What I Saw on the Road

Julia Skelly
Galleria d’Arte Moderna, Palazzo Pitti, Florence, Italy February 16 — June 2, 2019
Kiki Smith Girl, 2014.
Photo : courtesy of Lorcan O’Neill Gallery, Rome
Galleria d’Arte Moderna, Palazzo Pitti, Florence, Italy February 16 — June 2, 2019
What I Saw on the Road is Kiki Smith’s first solo exhibition at a public institution in Italy. It is a small show in the Pitti Palace’s Andito degli Angiolini, and it is ostensibly an “exhaustive overview” of Smith’s “more recent output, the result of an in-depth change in her expression and style” in the last twenty years. The exhibition is framed as a “splendid fairy tale” of nature in which the primary players are animals and where hierarchies have been abolished, but where, simultaneously, a woman’s “revolutionary energy” is unleashed. Intriguingly, one of the curators has described the show as an invitation to reflect on the “precious vulnerability” of the human condition in relation to the complexity of life.


As curators Renata Pintus and Eike Schmidt note, in the 1990s Smith became known for her sculptural works depicting bodies, particularly female bodies. Indeed, Smith made her mark with abject feminist sculptural works such as Blood Pool (Art Institute of Chicago, 1992), a painted bronze sculpture of a young woman, or girl, curled up in the fetal position. A row of teeth protrudes from her spine, suggesting, perhaps, an oral fixation and a transgression of the boundary between inside and outside of the body that characterized early 1990s abject art.

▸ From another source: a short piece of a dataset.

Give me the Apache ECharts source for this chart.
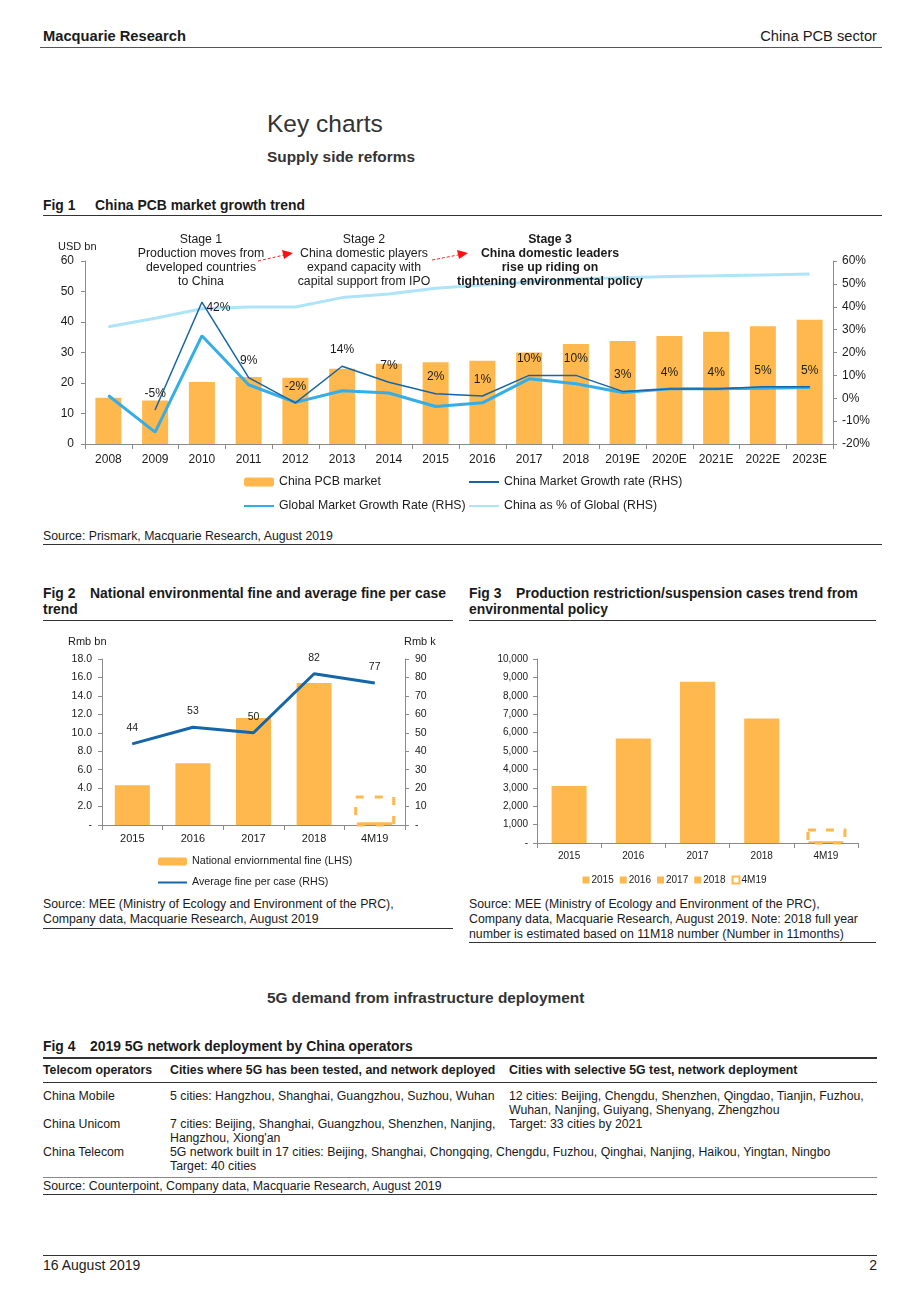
<!DOCTYPE html>
<html><head><meta charset="utf-8">
<script src="https://cdn.jsdelivr.net/npm/echarts@6/dist/echarts.min.js"></script>
<style>
html,body{margin:0;padding:0;background:#fff;}
body{width:920px;height:1302px;position:relative;font-family:"Liberation Sans",Arial,sans-serif;color:#1a1a1a;}
.t{position:absolute;white-space:nowrap;}
.b{font-weight:bold;}
.hl{position:absolute;background:#333;height:1px;}
.ch{position:absolute;}
.fig{display:inline-block;width:47px;}
.src{font-size:12.3px;line-height:15px;}
.tb{font-size:12.3px;line-height:14px;}
</style></head><body>
<div class="t b" style="left:43px;top:28px;font-size:14.7px;line-height:17px;">Macquarie Research</div>
<div class="t" style="right:43px;top:28px;font-size:14.7px;line-height:17px;">China PCB sector</div>
<div class="hl" style="left:40px;width:842px;top:47px;background:#555;"></div>

<div class="t" style="left:267px;top:109px;font-size:24.5px;line-height:29px;color:#333;">Key charts</div>
<div class="t b" style="left:267px;top:148px;font-size:15.4px;line-height:18px;color:#333;">Supply side reforms</div>

<div class="t b" style="left:43px;top:197px;font-size:13.9px;line-height:16px;"><span class="fig" style="width:52px;">Fig 1</span>China PCB market growth trend</div>
<div class="hl" style="left:43px;width:839px;top:215px;"></div>
<div id="c1" class="ch" style="left:40px;top:225px;width:850px;height:295px;"></div>
<div class="t src" style="left:43px;top:529px;">Source: Prismark, Macquarie Research, August 2019</div>
<div class="hl" style="left:43px;width:839px;top:544px;"></div>

<div class="t b" style="left:43px;top:585px;font-size:13.9px;line-height:16px;"><span class="fig">Fig 2</span>National environmental fine and average fine per case<br>trend</div>
<div class="hl" style="left:43px;width:410px;top:620px;"></div>
<div id="c2" class="ch" style="left:43px;top:630px;width:410px;height:265px;"></div>
<div class="t src" style="left:43px;top:897px;">Source: MEE (Ministry of Ecology and Environment of the PRC),<br>Company data, Macquarie Research, August 2019</div>
<div class="hl" style="left:43px;width:410px;top:928px;"></div>

<div class="t b" style="left:469px;top:585px;font-size:13.9px;line-height:16px;"><span class="fig">Fig 3</span>Production restriction/suspension cases trend from<br>environmental policy</div>
<div class="hl" style="left:469px;width:407px;top:620px;"></div>
<div id="c3" class="ch" style="left:469px;top:630px;width:411px;height:265px;"></div>
<div class="t src" style="left:469px;top:897px;">Source: MEE (Ministry of Ecology and Environment of the PRC),<br>Company data, Macquarie Research, August 2019. Note: 2018 full year<br>number is estimated based on 11M18 number (Number in 11months)</div>
<div class="hl" style="left:469px;width:407px;top:942px;"></div>

<div class="t b" style="left:267px;top:989px;font-size:15.4px;line-height:18px;color:#333;">5G demand from infrastructure deployment</div>

<div class="t b" style="left:43px;top:1038px;font-size:13.9px;line-height:16px;"><span class="fig">Fig 4</span>2019 5G network deployment by China operators</div>
<div class="hl" style="left:43px;width:834px;top:1057px;height:1.5px;"></div>
<div class="t b tb" style="left:43px;top:1063px;">Telecom operators</div>
<div class="t b tb" style="left:170px;top:1063px;">Cities where 5G has been tested, and network deployed</div>
<div class="t b tb" style="left:509px;top:1063px;">Cities with selective 5G test, network deployment</div>
<div class="hl" style="left:43px;width:834px;top:1082px;"></div>
<div class="t tb" style="left:43px;top:1089px;">China Mobile</div>
<div class="t tb" style="left:170px;top:1089px;">5 cities: Hangzhou, Shanghai, Guangzhou, Suzhou, Wuhan</div>
<div class="t tb" style="left:509px;top:1089px;">12 cities: Beijing, Chengdu, Shenzhen, Qingdao, Tianjin, Fuzhou,<br>Wuhan, Nanjing, Guiyang, Shenyang, Zhengzhou</div>
<div class="t tb" style="left:43px;top:1117px;">China Unicom</div>
<div class="t tb" style="left:170px;top:1117px;">7 cities: Beijing, Shanghai, Guangzhou, Shenzhen, Nanjing,<br>Hangzhou, Xiong'an</div>
<div class="t tb" style="left:509px;top:1117px;">Target: 33 cities by 2021</div>
<div class="t tb" style="left:43px;top:1145px;">China Telecom</div>
<div class="t tb" style="left:170px;top:1145px;">5G network built in 17 cities: Beijing, Shanghai, Chongqing, Chengdu, Fuzhou, Qinghai, Nanjing, Haikou, Yingtan, Ningbo<br>Target: 40 cities</div>
<div class="hl" style="left:43px;width:834px;top:1177px;background:#888;"></div>
<div class="t tb" style="left:43px;top:1179px;">Source: Counterpoint, Company data, Macquarie Research, August 2019</div>
<div class="hl" style="left:43px;width:834px;top:1194px;"></div>

<div class="hl" style="left:43px;width:834px;top:1255px;"></div>
<div class="t" style="left:43px;top:1257px;font-size:14px;line-height:16px;">16 August 2019</div>
<div class="t" style="right:43px;top:1257px;font-size:14px;line-height:16px;">2</div>

<script>
// ---------------- Data ----------------
var fig1Years = ['2008','2009','2010','2011','2012','2013','2014','2015','2016','2017','2018','2019E','2020E','2021E','2022E','2023E'];
var fig1ChinaPCB = [15.2, 14.3, 20.3, 22.0, 21.7, 24.7, 26.3, 26.8, 27.3, 30.0, 32.8, 33.8, 35.4, 36.8, 38.6, 40.7];
var fig1ChinaGrowth = [null, -5, 42, 9, -2, 14, 7, 2, 1, 10, 10, 3, 4, 4, 5, 5];
var fig1GlobalGrowth = [1.2, -14.8, 27.3, 5.9, -1.8, 3.3, 2.3, -3.6, -2.0, 8.5, 6.3, 2.5, 4.1, 4.1, 4.4, 4.7];
var fig1ChinaShare = [31.3, 35.0, 39.1, 39.9, 39.9, 44.0, 45.6, 48.1, 49.5, 50.8, 52.1, 52.7, 53.2, 53.5, 53.9, 54.3];

var fig2Cats = ['2015','2016','2017','2018','4M19'];
var fig2Fine = [4.3, 6.7, 11.6, 15.4, 0.3];
var fig2AvgFine = [44, 53, 50, 82, 77];

var fig3Cats = ['2015','2016','2017','2018','4M19'];
var fig3Cases = [3100, 5680, 8770, 6760, 90];

var FONT = '"Liberation Sans", Arial, sans-serif';
var ORANGE = '#FFB84D';
var DARKBLUE = '#1565A8';
var MIDBLUE = '#35ADE6';
var LIGHTBLUE = '#AEE4F8';
var AXIS = '#8a8a8a';
var TXT = '#1a1a1a';

function valAxis(fs, margin, fmt, extra){
  return Object.assign({
    type:'value',
    axisLine:{show:true,lineStyle:{color:AXIS,width:1}},
    axisTick:{show:true,inside:false,length:4,lineStyle:{color:AXIS}},
    splitLine:{show:false},
    axisLabel:{fontSize:fs,color:TXT,fontFamily:FONT,margin:margin,formatter:fmt}
  }, extra);
}
function catAxis(data, fs, margin){
  return {type:'category',data:data,axisLine:{lineStyle:{color:AXIS}},
    axisTick:{show:true,length:5,lineStyle:{color:AXIS}},
    axisLabel:{fontSize:fs,color:TXT,fontFamily:FONT,margin:margin,interval:0}};
}

// ---------------- Fig 1 ----------------
(function(){
  var ch = echarts.init(document.getElementById('c1'), null, {renderer:'canvas'});
  var maxIdx = 0;
  fig1ChinaGrowth.forEach(function(v,i){ if(v!==null && v>fig1ChinaGrowth[maxIdx]) maxIdx=i; });
  var growthData = fig1ChinaGrowth.map(function(v,i){
    if(i===maxIdx) return {value:v,label:{position:'right',distance:4,offset:[0,6]}};
    return v;
  });
  var annoStyle = {fontSize:12.3,fontFamily:FONT,fill:TXT,align:'center',lineHeight:14};
  var legText = {fontSize:12.3,color:TXT,fontFamily:FONT};
  ch.setOption({
    animation:false,
    textStyle:{fontFamily:FONT},
    grid:{left:45,right:57,top:36,bottom:76},
    xAxis:catAxis(fig1Years, 12, 10),
    yAxis:[
      valAxis(12, 11, null, {min:0,max:60,interval:10}),
      valAxis(12, 9, function(v){return v+'%';}, {min:-20,max:60,interval:10,position:'right'})
    ],
    legend:[
      {orient:'vertical',left:203,top:251,padding:0,itemGap:12,itemWidth:30,itemHeight:9,textStyle:legText,
       data:['China PCB market',{name:'Global Market Growth Rate (RHS)',itemStyle:{opacity:0}}]},
      {orient:'vertical',left:428,top:251,padding:0,itemGap:12,itemWidth:30,itemHeight:9,textStyle:legText,
       data:[{name:'China Market Growth rate (RHS)',itemStyle:{opacity:0}},{name:'China as % of Global (RHS)',itemStyle:{opacity:0}}]}
    ],
    series:[
      {name:'China PCB market',type:'bar',data:fig1ChinaPCB,barWidth:26,itemStyle:{color:ORANGE},z:1},
      {name:'China as % of Global (RHS)',type:'line',yAxisIndex:1,data:fig1ChinaShare,symbol:'circle',symbolSize:1,
       itemStyle:{color:LIGHTBLUE},lineStyle:{color:LIGHTBLUE,width:3},z:2},
      {name:'Global Market Growth Rate (RHS)',type:'line',yAxisIndex:1,data:fig1GlobalGrowth,symbol:'circle',symbolSize:1,
       itemStyle:{color:MIDBLUE},lineStyle:{color:MIDBLUE,width:3},z:3},
      {name:'China Market Growth rate (RHS)',type:'line',yAxisIndex:1,data:growthData,symbol:'circle',symbolSize:1,
       itemStyle:{color:DARKBLUE},lineStyle:{color:DARKBLUE,width:1.5},z:4,
       label:{show:true,position:'top',distance:10,fontSize:12,color:TXT,fontFamily:FONT,formatter:function(p){return p.value+'%';}}}
    ],
    graphic:[
      {type:'text',left:18,top:16,style:{text:'USD bn',fontSize:11,fontFamily:FONT,fill:TXT},z:10},
      {type:'text',x:161,y:8,style:Object.assign({text:'Stage 1\nProduction moves from\ndeveloped countries\nto China'},annoStyle),z:10},
      {type:'text',x:324,y:8,style:Object.assign({text:'Stage 2\nChina domestic players\nexpand capacity with\ncapital support from IPO'},annoStyle),z:10},
      {type:'text',x:510,y:8,style:Object.assign({text:'Stage 3\nChina domestic leaders\nrise up riding on\ntightening environmental policy',fontWeight:'bold'},annoStyle),z:10},
      {type:'line',shape:{x1:218,y1:36,x2:244,y2:30},style:{stroke:'#ff2020',lineWidth:1,lineDash:[3,2]},z:10},
      {type:'polygon',shape:{points:[[253,28],[242,25],[244,34]]},style:{fill:'#ff1010'},z:10},
      {type:'line',shape:{x1:392,y1:35,x2:418,y2:30},style:{stroke:'#ff2020',lineWidth:1,lineDash:[3,2]},z:10},
      {type:'polygon',shape:{points:[[428,28],[417,25],[419,34]]},style:{fill:'#ff1010'},z:10}
    ]
  });
})();

// ---------------- Fig 2 ----------------
(function(){
  var ch = echarts.init(document.getElementById('c2'), null, {renderer:'canvas'});
  ch.setOption({
    animation:false,
    textStyle:{fontFamily:FONT},
    grid:{left:59,right:48,top:29,bottom:70},
    xAxis:catAxis(fig2Cats, 11, 8),
    yAxis:[
      valAxis(10.5, 10, function(v){return v===0?'-':v.toFixed(1);}, {min:0,max:18,interval:2}),
      valAxis(10.5, 10, function(v){return v===0?'-':String(v);}, {min:0,max:90,interval:10,position:'right'})
    ],
    legend:{orient:'vertical',left:114,top:226,padding:0,itemGap:10,itemWidth:29,itemHeight:8,textStyle:{fontSize:10.7,color:TXT,fontFamily:FONT},
      data:['National enviornmental fine (LHS)',{name:'Average fine per case (RHS)',itemStyle:{opacity:0}}]},
    series:[
      {name:'National enviornmental fine (LHS)',type:'bar',data:fig2Fine,barWidth:35,itemStyle:{color:ORANGE}},
      {name:'Average fine per case (RHS)',type:'line',yAxisIndex:1,data:fig2AvgFine,symbol:'circle',symbolSize:1,
       itemStyle:{color:DARKBLUE},lineStyle:{color:DARKBLUE,width:3},
       label:{show:true,position:'top',distance:10,fontSize:10.5,color:TXT,fontFamily:FONT}}
    ],
    graphic:[
      {id:'lname',type:'text',left:25,top:6,style:{text:'Rmb bn',fontSize:11,fontFamily:FONT,fill:TXT}},
      {id:'rname',type:'text',left:361,top:6,style:{text:'Rmb k',fontSize:11,fontFamily:FONT,fill:TXT}}
    ]
  });
  var p = ch.convertToPixel({xAxisIndex:0,yAxisIndex:0},[fig2Cats.length-1,0]);
  ch.setOption({graphic:[{id:'sel',type:'rect',shape:{x:p[0]-19,y:p[1]-28,width:38,height:28},
    style:{fill:'none',stroke:ORANGE,lineWidth:3,lineDash:[8,11]},z:10}]});
})();

// ---------------- Fig 3 ----------------
(function(){
  var ch = echarts.init(document.getElementById('c3'), null, {renderer:'canvas'});
  var series = fig3Cats.map(function(c,i){
    return {name:c,type:'bar',stack:'all',barWidth:35,itemStyle:{color:ORANGE},
      data:fig3Cases.map(function(v,j){return j===i?v:null;})};
  });
  ch.setOption({
    animation:false,
    textStyle:{fontFamily:FONT},
    grid:{left:68,right:22,top:29,bottom:52},
    xAxis:catAxis(fig3Cats, 10, 8),
    yAxis:valAxis(10, 9, function(v){return v===0?'-':v.toLocaleString('en-US');}, {min:0,max:10000,interval:1000}),
    legend:{left:'center',top:240,itemGap:6,itemWidth:7,itemHeight:7,icon:'rect',textStyle:{fontSize:10,color:TXT,fontFamily:FONT,padding:[0,0,0,-3]},
      data:fig3Cats.map(function(c,i){
        return i===fig3Cats.length-1 ? {name:c,itemStyle:{color:'#fff',borderColor:ORANGE,borderWidth:2}} : c;
      })},
    series:series
  });
  var p = ch.convertToPixel({xAxisIndex:0,yAxisIndex:0},[fig3Cats.length-1,0]);
  ch.setOption({graphic:[{id:'sel',type:'rect',shape:{x:p[0]-18,y:p[1]-13,width:37,height:13},
    style:{fill:'none',stroke:ORANGE,lineWidth:3,lineDash:[8,10]},z:10}]});
})();
</script>
</body></html>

Although the curators remark that in these more recent works Smith “goes outside the body,” there are several human figures, almost always nude, represented in What I Saw on the Road. Most are young and female, although there is one nude male subject as well. The exhibition includes approximately forty artworks, encompassing brightly coloured jacquard cotton tapestries, bronze, silver, and wood sculptures, and works on paper. The tapestries are the most compelling works in the show by far, in part because they take up the most space, but also because they recall Smith’s earlier engagement with bodies in order to unveil complex human experiences and fears.